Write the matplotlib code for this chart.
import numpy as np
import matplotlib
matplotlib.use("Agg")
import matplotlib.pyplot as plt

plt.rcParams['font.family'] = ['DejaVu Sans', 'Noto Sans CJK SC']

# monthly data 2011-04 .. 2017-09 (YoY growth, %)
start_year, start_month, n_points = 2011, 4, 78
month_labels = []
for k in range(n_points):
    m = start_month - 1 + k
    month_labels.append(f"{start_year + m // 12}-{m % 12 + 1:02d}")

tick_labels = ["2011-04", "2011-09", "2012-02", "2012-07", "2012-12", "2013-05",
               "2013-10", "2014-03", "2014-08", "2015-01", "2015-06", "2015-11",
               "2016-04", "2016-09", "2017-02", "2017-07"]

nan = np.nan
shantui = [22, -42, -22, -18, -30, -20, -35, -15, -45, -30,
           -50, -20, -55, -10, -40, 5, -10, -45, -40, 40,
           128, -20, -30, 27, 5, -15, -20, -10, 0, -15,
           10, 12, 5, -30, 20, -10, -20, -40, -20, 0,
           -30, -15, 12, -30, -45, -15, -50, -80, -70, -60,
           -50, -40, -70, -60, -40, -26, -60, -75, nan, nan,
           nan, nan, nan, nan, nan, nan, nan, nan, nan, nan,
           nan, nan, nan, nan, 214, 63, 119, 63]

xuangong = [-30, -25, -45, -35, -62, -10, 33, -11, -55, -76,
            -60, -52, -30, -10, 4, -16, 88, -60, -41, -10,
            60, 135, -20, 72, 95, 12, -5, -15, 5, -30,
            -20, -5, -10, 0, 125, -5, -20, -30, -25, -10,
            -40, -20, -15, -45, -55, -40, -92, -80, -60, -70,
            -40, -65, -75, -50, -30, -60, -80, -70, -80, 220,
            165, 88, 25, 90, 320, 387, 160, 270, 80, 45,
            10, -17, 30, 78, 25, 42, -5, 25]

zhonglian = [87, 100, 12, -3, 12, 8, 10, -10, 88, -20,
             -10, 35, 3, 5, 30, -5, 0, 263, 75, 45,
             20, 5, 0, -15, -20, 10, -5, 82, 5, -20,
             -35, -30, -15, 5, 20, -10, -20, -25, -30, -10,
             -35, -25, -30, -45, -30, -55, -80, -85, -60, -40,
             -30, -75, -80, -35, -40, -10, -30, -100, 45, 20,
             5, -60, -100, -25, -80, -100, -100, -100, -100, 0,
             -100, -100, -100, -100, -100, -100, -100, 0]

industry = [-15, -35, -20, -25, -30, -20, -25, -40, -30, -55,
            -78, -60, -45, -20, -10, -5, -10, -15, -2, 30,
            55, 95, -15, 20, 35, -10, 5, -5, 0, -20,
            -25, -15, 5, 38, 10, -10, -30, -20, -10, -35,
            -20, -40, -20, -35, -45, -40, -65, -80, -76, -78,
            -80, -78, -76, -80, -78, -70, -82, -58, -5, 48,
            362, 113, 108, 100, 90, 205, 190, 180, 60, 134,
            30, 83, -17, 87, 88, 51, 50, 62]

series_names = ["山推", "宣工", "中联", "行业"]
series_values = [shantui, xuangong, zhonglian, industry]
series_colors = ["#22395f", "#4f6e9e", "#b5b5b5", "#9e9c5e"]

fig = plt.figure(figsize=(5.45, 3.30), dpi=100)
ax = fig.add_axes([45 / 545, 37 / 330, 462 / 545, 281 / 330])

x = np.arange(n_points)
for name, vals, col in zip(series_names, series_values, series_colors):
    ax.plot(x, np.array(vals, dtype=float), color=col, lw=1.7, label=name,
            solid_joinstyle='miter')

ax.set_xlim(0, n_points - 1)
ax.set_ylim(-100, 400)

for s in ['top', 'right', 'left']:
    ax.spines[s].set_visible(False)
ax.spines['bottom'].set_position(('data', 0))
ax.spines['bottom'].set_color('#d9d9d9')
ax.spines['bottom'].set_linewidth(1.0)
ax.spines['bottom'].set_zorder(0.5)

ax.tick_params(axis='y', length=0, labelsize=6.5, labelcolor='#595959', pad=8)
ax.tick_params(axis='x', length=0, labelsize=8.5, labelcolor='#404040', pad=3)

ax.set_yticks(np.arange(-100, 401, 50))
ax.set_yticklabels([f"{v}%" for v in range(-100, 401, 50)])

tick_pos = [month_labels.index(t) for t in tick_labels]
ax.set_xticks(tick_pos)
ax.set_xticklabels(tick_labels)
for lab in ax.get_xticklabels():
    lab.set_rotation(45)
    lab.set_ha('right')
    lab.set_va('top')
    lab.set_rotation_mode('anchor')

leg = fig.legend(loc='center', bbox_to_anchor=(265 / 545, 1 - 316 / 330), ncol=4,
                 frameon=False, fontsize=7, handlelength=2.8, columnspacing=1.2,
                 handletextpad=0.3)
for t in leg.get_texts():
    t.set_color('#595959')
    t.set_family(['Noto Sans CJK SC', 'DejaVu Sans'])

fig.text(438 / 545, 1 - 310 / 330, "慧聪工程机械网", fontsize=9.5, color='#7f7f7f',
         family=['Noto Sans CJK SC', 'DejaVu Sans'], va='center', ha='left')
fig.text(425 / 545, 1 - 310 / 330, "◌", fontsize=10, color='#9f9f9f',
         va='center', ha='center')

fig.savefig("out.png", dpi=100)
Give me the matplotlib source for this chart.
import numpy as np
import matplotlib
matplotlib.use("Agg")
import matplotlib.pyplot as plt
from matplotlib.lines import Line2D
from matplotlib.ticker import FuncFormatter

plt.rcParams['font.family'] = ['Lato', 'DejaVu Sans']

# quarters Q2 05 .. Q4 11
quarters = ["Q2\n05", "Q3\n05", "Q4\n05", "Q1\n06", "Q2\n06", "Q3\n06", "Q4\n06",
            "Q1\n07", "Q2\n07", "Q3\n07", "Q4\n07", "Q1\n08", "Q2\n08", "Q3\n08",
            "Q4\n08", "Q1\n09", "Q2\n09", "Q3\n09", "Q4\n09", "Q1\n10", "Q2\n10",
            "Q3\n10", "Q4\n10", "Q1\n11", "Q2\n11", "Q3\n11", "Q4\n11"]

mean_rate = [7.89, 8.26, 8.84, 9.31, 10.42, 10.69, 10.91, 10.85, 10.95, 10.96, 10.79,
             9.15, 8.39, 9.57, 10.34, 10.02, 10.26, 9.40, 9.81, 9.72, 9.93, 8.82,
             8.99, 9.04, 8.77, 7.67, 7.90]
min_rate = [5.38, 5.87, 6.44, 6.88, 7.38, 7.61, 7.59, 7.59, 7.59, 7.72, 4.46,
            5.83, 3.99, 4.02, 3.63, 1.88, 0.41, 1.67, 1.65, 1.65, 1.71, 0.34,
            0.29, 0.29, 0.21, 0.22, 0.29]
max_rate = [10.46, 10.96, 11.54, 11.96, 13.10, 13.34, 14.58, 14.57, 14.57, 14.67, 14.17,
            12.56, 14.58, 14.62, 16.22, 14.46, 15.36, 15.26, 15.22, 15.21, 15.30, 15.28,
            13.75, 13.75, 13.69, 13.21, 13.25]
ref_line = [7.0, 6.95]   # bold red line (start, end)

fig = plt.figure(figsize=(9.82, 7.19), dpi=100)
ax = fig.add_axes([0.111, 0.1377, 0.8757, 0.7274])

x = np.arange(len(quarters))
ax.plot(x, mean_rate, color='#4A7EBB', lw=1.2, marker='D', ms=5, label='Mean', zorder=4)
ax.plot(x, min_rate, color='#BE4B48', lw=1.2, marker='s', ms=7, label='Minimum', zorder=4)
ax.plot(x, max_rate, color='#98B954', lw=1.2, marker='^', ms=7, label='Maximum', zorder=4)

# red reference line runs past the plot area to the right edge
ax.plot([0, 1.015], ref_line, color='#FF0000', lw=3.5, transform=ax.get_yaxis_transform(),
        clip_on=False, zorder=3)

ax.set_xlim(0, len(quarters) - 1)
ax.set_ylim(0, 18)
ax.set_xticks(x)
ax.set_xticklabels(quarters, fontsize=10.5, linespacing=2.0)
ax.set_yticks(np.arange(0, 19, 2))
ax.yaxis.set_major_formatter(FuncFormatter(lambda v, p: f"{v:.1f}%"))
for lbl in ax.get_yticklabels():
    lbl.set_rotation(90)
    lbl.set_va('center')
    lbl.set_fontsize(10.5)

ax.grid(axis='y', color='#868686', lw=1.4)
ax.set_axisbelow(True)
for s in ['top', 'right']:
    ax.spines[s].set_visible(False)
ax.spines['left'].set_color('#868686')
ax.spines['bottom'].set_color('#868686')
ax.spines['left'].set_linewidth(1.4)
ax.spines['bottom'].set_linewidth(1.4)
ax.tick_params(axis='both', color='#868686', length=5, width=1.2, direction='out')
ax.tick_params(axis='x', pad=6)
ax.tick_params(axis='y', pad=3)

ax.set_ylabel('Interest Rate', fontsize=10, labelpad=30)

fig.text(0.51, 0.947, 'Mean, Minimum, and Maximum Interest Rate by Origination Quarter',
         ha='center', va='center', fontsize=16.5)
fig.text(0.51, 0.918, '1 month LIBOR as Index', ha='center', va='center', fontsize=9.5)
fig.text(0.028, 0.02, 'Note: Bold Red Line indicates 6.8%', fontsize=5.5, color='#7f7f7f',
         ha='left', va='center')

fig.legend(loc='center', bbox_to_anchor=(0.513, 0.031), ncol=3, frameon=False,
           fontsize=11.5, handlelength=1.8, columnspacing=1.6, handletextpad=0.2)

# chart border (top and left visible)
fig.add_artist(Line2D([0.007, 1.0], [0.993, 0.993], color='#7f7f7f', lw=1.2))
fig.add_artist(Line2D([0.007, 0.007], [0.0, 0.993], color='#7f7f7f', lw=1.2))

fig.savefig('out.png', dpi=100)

* * *

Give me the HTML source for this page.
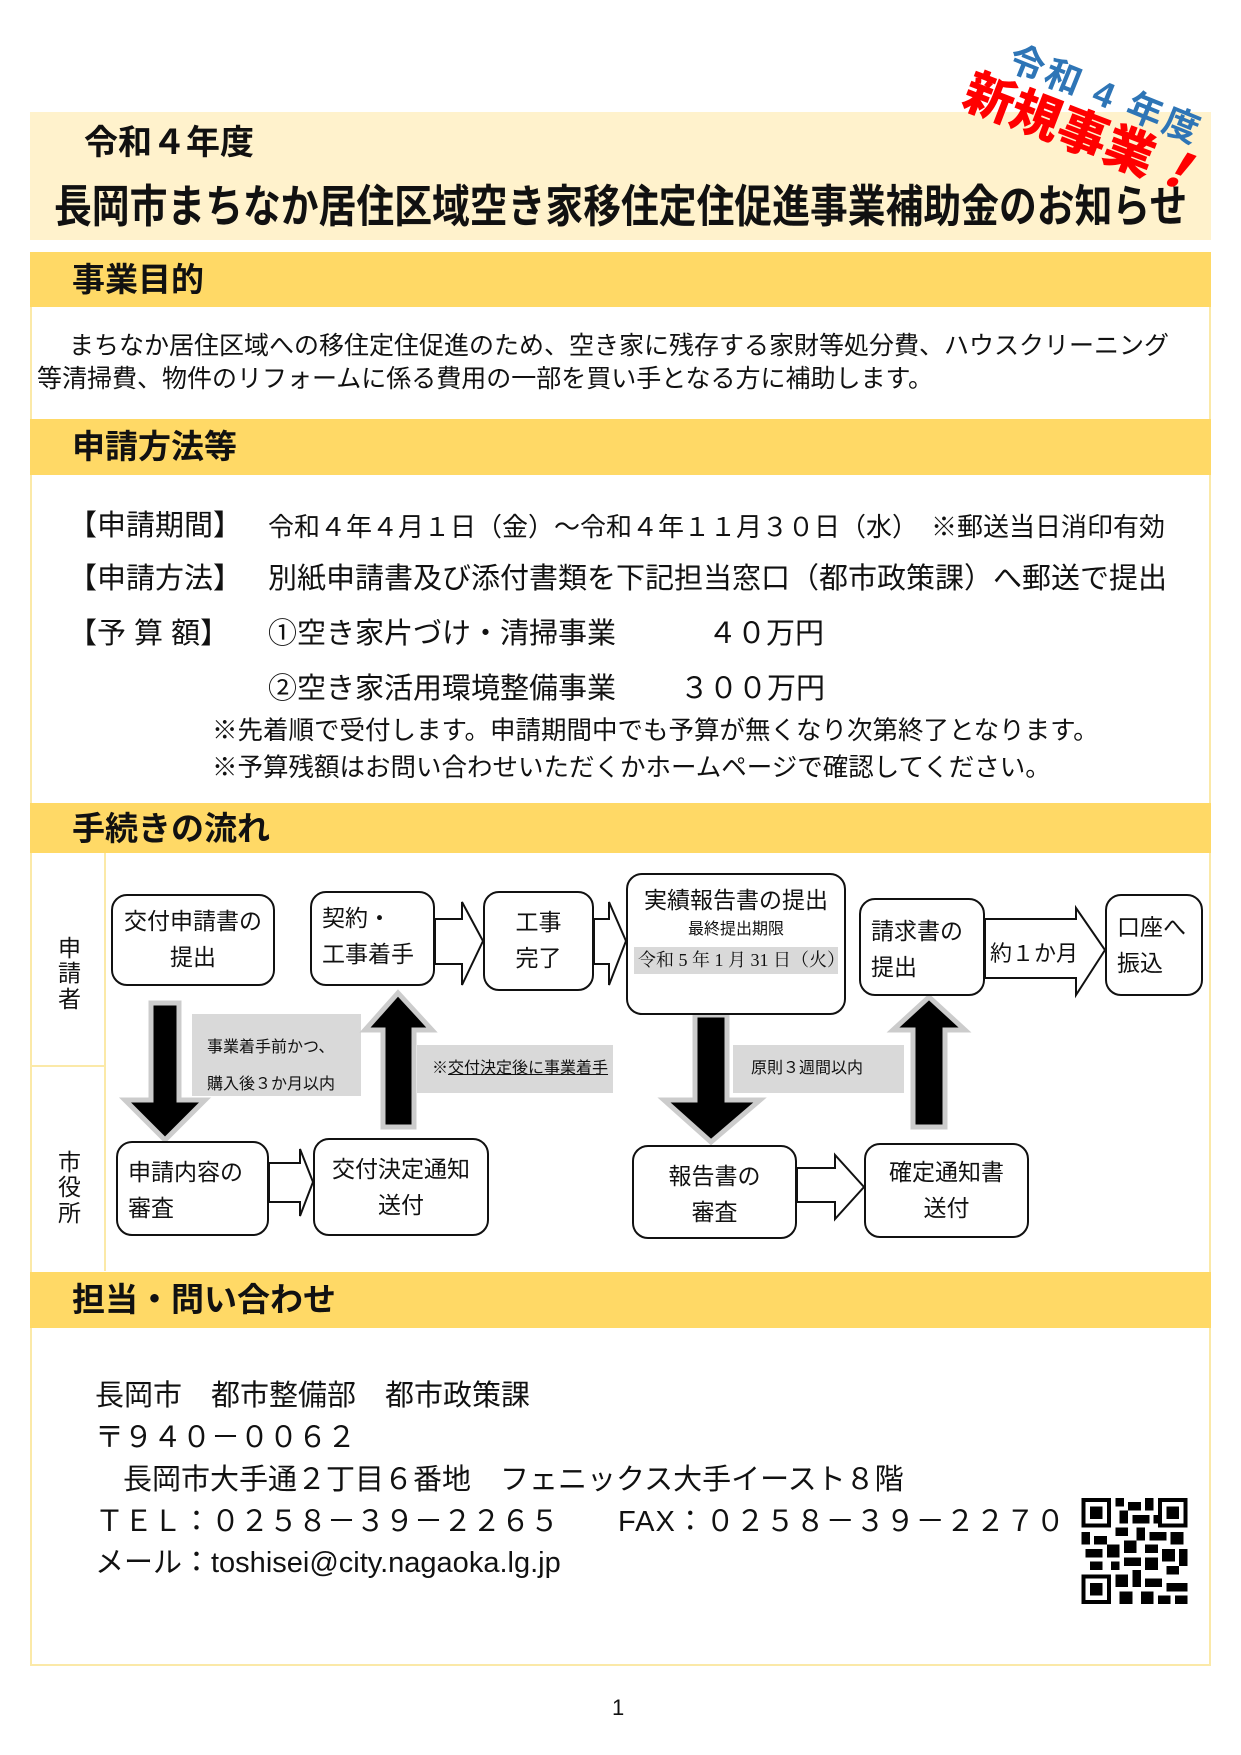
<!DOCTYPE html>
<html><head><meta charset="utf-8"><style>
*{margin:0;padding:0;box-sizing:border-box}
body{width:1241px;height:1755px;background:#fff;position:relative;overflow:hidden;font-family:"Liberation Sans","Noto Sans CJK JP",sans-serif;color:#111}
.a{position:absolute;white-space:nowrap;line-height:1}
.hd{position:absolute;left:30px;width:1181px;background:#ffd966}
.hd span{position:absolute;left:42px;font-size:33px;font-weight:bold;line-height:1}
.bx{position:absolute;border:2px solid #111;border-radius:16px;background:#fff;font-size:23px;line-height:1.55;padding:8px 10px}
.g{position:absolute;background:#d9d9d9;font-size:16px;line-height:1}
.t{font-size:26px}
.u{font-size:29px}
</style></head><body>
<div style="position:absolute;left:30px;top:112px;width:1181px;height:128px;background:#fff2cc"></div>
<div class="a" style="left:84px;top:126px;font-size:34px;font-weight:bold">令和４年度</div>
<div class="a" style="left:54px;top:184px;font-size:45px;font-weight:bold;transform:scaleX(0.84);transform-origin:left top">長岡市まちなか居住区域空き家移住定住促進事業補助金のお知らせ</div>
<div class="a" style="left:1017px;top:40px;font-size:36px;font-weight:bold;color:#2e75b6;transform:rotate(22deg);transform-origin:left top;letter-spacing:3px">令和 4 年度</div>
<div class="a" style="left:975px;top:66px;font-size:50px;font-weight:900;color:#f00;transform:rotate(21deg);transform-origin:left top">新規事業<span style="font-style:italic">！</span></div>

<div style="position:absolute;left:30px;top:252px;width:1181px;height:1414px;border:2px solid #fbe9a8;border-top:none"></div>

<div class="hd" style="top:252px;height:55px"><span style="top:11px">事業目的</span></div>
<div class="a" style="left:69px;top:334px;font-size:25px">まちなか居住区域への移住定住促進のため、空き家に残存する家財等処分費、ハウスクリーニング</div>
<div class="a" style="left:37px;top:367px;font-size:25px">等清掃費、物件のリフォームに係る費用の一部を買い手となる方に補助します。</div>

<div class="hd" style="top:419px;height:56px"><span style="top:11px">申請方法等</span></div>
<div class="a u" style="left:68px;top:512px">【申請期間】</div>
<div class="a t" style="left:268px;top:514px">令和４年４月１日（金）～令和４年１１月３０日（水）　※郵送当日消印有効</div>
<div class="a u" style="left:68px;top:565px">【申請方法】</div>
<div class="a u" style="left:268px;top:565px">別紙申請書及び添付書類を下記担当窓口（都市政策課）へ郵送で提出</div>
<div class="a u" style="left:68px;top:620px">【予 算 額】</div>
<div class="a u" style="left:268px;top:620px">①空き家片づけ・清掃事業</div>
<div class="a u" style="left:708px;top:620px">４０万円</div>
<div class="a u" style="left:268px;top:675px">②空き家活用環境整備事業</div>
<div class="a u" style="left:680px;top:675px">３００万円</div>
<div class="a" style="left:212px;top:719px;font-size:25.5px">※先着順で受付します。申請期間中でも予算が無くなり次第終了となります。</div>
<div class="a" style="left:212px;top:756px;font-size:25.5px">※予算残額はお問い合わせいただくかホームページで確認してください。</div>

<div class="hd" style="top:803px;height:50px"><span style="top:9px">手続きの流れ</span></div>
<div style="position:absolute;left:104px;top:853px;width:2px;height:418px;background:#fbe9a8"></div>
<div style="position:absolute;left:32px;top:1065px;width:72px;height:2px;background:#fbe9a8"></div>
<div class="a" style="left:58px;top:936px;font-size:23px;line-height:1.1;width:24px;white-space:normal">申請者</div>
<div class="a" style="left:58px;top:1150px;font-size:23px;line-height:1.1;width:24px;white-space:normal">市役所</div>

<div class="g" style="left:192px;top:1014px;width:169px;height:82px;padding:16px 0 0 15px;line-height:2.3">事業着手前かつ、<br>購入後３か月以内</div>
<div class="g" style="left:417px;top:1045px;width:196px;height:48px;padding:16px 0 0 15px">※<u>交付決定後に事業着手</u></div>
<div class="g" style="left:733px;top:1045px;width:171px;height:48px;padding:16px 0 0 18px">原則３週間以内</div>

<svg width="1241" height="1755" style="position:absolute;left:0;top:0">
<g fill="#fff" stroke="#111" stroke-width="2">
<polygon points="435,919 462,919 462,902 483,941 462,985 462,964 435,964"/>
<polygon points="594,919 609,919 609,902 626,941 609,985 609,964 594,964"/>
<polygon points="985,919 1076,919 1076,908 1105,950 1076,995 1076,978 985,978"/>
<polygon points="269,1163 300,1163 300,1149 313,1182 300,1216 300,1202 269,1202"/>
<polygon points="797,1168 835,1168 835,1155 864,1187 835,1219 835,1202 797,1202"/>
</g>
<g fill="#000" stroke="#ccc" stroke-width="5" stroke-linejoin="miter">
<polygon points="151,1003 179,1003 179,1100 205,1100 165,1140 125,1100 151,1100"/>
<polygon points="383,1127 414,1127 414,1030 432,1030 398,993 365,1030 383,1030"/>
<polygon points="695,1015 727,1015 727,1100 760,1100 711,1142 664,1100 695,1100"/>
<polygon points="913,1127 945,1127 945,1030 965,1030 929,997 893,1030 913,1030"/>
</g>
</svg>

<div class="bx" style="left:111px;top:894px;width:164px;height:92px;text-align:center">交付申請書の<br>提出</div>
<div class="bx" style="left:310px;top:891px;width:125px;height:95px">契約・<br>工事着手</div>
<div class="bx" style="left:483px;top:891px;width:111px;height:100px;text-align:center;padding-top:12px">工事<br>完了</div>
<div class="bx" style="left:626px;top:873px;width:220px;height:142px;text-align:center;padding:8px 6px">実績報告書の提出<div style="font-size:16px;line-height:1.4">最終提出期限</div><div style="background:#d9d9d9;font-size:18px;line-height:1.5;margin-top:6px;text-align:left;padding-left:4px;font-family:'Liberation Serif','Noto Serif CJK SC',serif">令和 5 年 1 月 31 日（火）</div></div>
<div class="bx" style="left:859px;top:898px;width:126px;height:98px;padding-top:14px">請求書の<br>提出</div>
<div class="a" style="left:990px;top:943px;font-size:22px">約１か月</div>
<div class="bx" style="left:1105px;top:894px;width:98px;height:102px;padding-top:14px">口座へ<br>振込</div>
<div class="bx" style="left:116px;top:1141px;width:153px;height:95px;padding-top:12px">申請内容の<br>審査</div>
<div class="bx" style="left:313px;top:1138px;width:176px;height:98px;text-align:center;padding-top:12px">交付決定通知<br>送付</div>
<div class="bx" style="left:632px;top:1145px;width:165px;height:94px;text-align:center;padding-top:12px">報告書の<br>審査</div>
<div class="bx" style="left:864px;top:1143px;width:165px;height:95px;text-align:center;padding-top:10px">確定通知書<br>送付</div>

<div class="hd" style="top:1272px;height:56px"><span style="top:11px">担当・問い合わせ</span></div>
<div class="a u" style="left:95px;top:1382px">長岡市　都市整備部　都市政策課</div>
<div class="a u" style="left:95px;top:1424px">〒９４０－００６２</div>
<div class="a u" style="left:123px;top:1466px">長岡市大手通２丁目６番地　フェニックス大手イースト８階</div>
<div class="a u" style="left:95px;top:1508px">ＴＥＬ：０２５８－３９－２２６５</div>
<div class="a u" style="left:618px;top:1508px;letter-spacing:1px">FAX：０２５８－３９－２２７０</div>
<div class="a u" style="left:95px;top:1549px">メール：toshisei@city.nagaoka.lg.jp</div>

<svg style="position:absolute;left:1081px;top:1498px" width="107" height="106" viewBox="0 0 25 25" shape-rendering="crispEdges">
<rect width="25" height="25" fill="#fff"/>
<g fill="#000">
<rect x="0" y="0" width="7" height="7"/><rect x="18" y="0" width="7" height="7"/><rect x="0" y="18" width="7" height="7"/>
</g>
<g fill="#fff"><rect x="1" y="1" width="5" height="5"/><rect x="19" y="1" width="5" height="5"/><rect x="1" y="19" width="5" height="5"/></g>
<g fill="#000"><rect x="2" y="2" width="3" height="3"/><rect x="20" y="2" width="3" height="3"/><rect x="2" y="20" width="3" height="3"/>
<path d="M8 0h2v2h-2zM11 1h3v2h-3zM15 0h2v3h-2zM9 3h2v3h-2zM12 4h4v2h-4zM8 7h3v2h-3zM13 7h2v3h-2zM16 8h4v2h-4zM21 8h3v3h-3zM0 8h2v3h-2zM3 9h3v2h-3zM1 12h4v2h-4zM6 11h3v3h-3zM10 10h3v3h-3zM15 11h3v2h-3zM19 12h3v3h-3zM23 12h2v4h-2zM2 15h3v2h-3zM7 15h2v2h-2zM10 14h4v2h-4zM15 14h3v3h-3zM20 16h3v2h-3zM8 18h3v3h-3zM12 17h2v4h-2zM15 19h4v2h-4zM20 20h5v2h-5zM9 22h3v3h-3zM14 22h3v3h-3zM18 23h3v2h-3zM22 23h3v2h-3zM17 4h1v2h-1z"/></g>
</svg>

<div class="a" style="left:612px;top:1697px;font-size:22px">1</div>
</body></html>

* * *

* _Directions_: Gather all lines of the records that include the word "chart".

* _Response_:
Write the matplotlib code for this chart.
Give me the matplotlib source for this chart.
# chart border (top and left visible)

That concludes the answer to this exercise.